Mortgage life insurance labelled “junk product”

by Jamie Henry08 Dec 2014
One of the country’s leading financial journalists is saying what many advisors have long believed about mortgage life insurance.

Rob Carrick, of the Globe and Mail, has labelled mortgage life insurance “a junk product.”

Mortgage life insurance was in the news this summer after Stoney Creek resident, Christopher Massa’s death. Massa’s mortgage and mortgage life insurance was with Scotiabank when he was diagnosed with lung cancer. After his death, the bank denied the claim on his $289,000 mortgage “because he was not eligible for insurance coverage based on his health condition.”

“Banks are hyperaggressive in selling this junk product, and some mortgage brokers are getting into the act,” Carrick writes.
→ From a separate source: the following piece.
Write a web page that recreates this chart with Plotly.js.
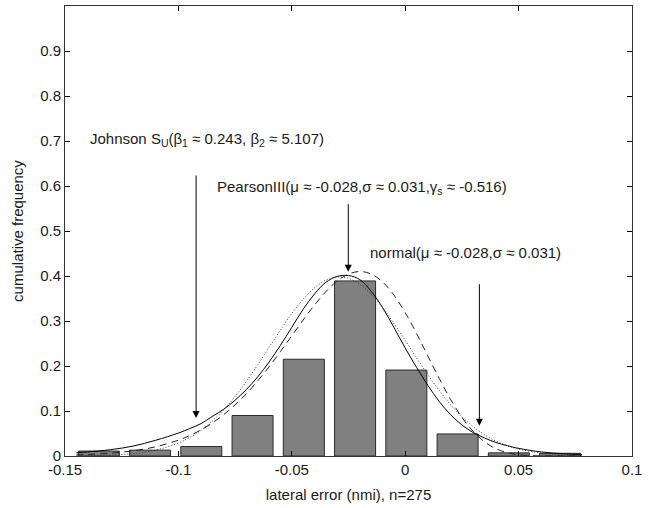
<!DOCTYPE html>
<html>
<head>
<meta charset="utf-8">
<script src="https://cdn.plot.ly/plotly-3.0.1.min.js"></script>
<style>html,body{margin:0;padding:0;background:#fff;}#chart{width:662px;height:508px;}</style>
</head>
<body>
<div id="chart"></div>
<script>
// Histogram bins (centres) and heights
var binCenters = [-0.1351, -0.1125, -0.0899, -0.0673, -0.0447, -0.0221, 0.0005, 0.0231, 0.0457, 0.0683];
var binHeights = [0.011, 0.013, 0.021, 0.090, 0.215, 0.389, 0.191, 0.049, 0.007, 0.006];

// Fitted curves
var curveX = [-0.145, -0.14, -0.13, -0.12, -0.11, -0.10, -0.095, -0.09, -0.085, -0.08, -0.075, -0.07, -0.065, -0.06, -0.055, -0.05, -0.045, -0.04, -0.035, -0.03, -0.025, -0.02, -0.015, -0.01, -0.005, 0, 0.005, 0.01, 0.015, 0.02, 0.025, 0.03, 0.035, 0.04, 0.045, 0.05, 0.06, 0.07, 0.078];
var johnsonY = [0.007, 0.009, 0.014, 0.022, 0.035, 0.051, 0.061, 0.072, 0.088, 0.104, 0.124, 0.148, 0.176, 0.209, 0.246, 0.286, 0.326, 0.360, 0.386, 0.399, 0.401, 0.392, 0.366, 0.330, 0.286, 0.240, 0.197, 0.157, 0.121, 0.092, 0.069, 0.052, 0.040, 0.030, 0.023, 0.017, 0.009, 0.005, 0.003];
var normalY = [0.0004, 0.0007, 0.002, 0.0054, 0.0131, 0.0289, 0.0413, 0.0574, 0.0779, 0.1029, 0.1324, 0.1659, 0.2029, 0.2414, 0.2800, 0.3165, 0.3484, 0.3737, 0.3906, 0.3978, 0.3947, 0.3816, 0.3594, 0.3299, 0.2949, 0.2570, 0.2181, 0.1804, 0.1454, 0.1141, 0.0873, 0.0651, 0.0472, 0.0334, 0.0230, 0.0155, 0.0065, 0.0024, 0.001];
var pearsonY = [0.0024, 0.0034, 0.0063, 0.0116, 0.0205, 0.0352, 0.0455, 0.0581, 0.0736, 0.0920, 0.1138, 0.1385, 0.1672, 0.1982, 0.2323, 0.2670, 0.3022, 0.3353, 0.3651, 0.3888, 0.4041, 0.4100, 0.4044, 0.3869, 0.3578, 0.3184, 0.2724, 0.2223, 0.1724, 0.1259, 0.0860, 0.0543, 0.0314, 0.0162, 0.0074, 0.0029, 0.0002, 0.0, 0.0];

// Tick labels
var xTickVals = [-0.15, -0.1, -0.05, 0, 0.05, 0.1];
var xTickText = ["-0.15", "-0.1", "-0.05", "0", "0.05", "0.1"];
var yTickVals = [0, 0.1, 0.2, 0.3, 0.4, 0.5, 0.6, 0.7, 0.8, 0.9, 1];
var yTickText = ["0", "0.1", "0.2", "0.3", "0.4", "0.5", "0.6", "0.7", "0.8", "0.9", "1"];

var labelJohnson = "Johnson S<sub>U</sub>(β<sub>1</sub> ≈ 0.243, β<sub>2</sub> ≈ 5.107)";
var labelPearson = "PearsonIII(μ ≈ -0.028,σ ≈ 0.031,γ<sub>s</sub> ≈ -0.516)";
var labelNormal = "normal(μ ≈ -0.028,σ ≈ 0.031)";
var xTitle = "lateral error (nmi), n=275";
var yTitle = "cumulative frequency";

var FONT = "Liberation Sans, Arial, Helvetica, sans-serif";
var TXT = "#1a1a1a";
var FS = 15;

var traces = [
  {type: "bar", x: binCenters, y: binHeights,
   marker: {color: "#808080", line: {color: "#2a2a2a", width: 1}},
   hoverinfo: "x+y"},
  {type: "scatter", mode: "lines", x: curveX, y: johnsonY,
   line: {color: "#000000", width: 1, shape: "spline"}},
  {type: "scatter", mode: "lines", x: curveX, y: normalY,
   line: {color: "#333333", width: 1, dash: "1px,2px", shape: "spline"}},
  {type: "scatter", mode: "lines", x: curveX, y: pearsonY,
   line: {color: "#222222", width: 1, dash: "7px,5px", shape: "spline"}}
];

function arrow(xTip, yTip, yTail) {
  return {x: xTip, y: yTip, xref: "x", yref: "y", ax: xTip, ay: yTail, axref: "x", ayref: "y",
          text: "", showarrow: true, arrowhead: 2, arrowsize: 1.4, arrowwidth: 1, arrowcolor: "#000"};
}
function label(x, y, txt) {
  return {x: x, y: y, xref: "x", yref: "y", text: txt, showarrow: false,
          xanchor: "left", yanchor: "middle", font: {family: FONT, size: FS, color: TXT}};
}

var layout = {
  width: 662, height: 508,
  margin: {l: 65, r: 30, t: 6, b: 52},
  paper_bgcolor: "#fff", plot_bgcolor: "#fff",
  showlegend: false,
  bargap: 0.2,
  font: {family: FONT, size: FS, color: TXT},
  xaxis: {range: [-0.15, 0.1], tickvals: xTickVals, ticktext: xTickText,
          ticks: "inside", ticklen: 5, tickcolor: "#000", showline: true, linecolor: "#333", linewidth: 1,
          mirror: "ticks", showgrid: false, zeroline: false, fixedrange: true,
          tickfont: {family: FONT, size: FS, color: TXT},
          title: {text: xTitle, font: {family: FONT, size: FS, color: TXT}, standoff: 12}},
  yaxis: {range: [0, 1], tickvals: yTickVals, ticktext: yTickText,
          ticks: "inside", ticklen: 5, tickcolor: "#000", showline: true, linecolor: "#333", linewidth: 1,
          mirror: "ticks", showgrid: false, zeroline: false, fixedrange: true,
          tickfont: {family: FONT, size: FS, color: TXT},
          title: {text: yTitle, font: {family: FONT, size: FS, color: TXT}, standoff: 12}},
  annotations: [
    arrow(-0.0922, 0.0844, 0.6267),
    arrow(-0.0251, 0.4096, 0.5629),
    arrow(0.0327, 0.0673, 0.3851),
    label(-0.1398, 0.703, labelJohnson),
    label(-0.0838, 0.597, labelPearson),
    label(-0.0163, 0.453, labelNormal)
  ]
};

Plotly.newPlot("chart", traces, layout, {displayModeBar: false, staticPlot: true});
</script>
</body>
</html>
Carrick thinks the situation the Massa family faced can be avoided. “Buying insurance to pay off your mortgage if you die is a great thing to do for your family. Just buy it from an insurance company with competitive rates on term life policies. The coverage will most likely be cheaper than a bank-sold policy, and you pick the beneficiary. If you buy coverage from a bank, it gets the money should you die unexpectedly and your family has no say in how it’s used.”

COMMENTS

  • by Kevin O'Brien CFP, CDFA 2014-12-16 4:11:24 PM

    Important point
    Many Canadians are carrying mortgage debt beyond their working years or are converting consumer debt to Lines of Credit. It's important to note that life insurance coverage is needed to cover these debt. When shopping for insurance to cover a mortgage, remember the insurance need may extend beyond the term of the mortgage. Many companies offer 20 year, 30 year and lifetime term insurance coverage.

  • by C. Edwin Chung CFP 2015-01-11 2:58:11 PM

    As a Certified Financial Planner, I tell people that the need for insurance never dies! When we are young life insurance is least expensive, but to many wait until they marry or buy a home before they realize the need for life insurance. Now the cost is much higher than if it was purchased before needed. Looking at life's necessities, life insurance is one of them and when bought early it can often be used as collateral. Once your house is paid for, you might have some other debt that needs to be addressed (capital gains/taxes) where insurance will be of benefit!

  • by DWayne 2015-01-15 12:59:50 PM

    You do not need insurance all your life, you only needed it while you have debt/dependents! Get Term, stay away from Cash Value-Permanent Insurance (Whole Life, Universal Life, Term to 100) as those products only benefit the agent as they get 8-10 times the commission then providing term for their clients. Get term, and the money you save invest! Would you rather have insurance or a big chunk of cash?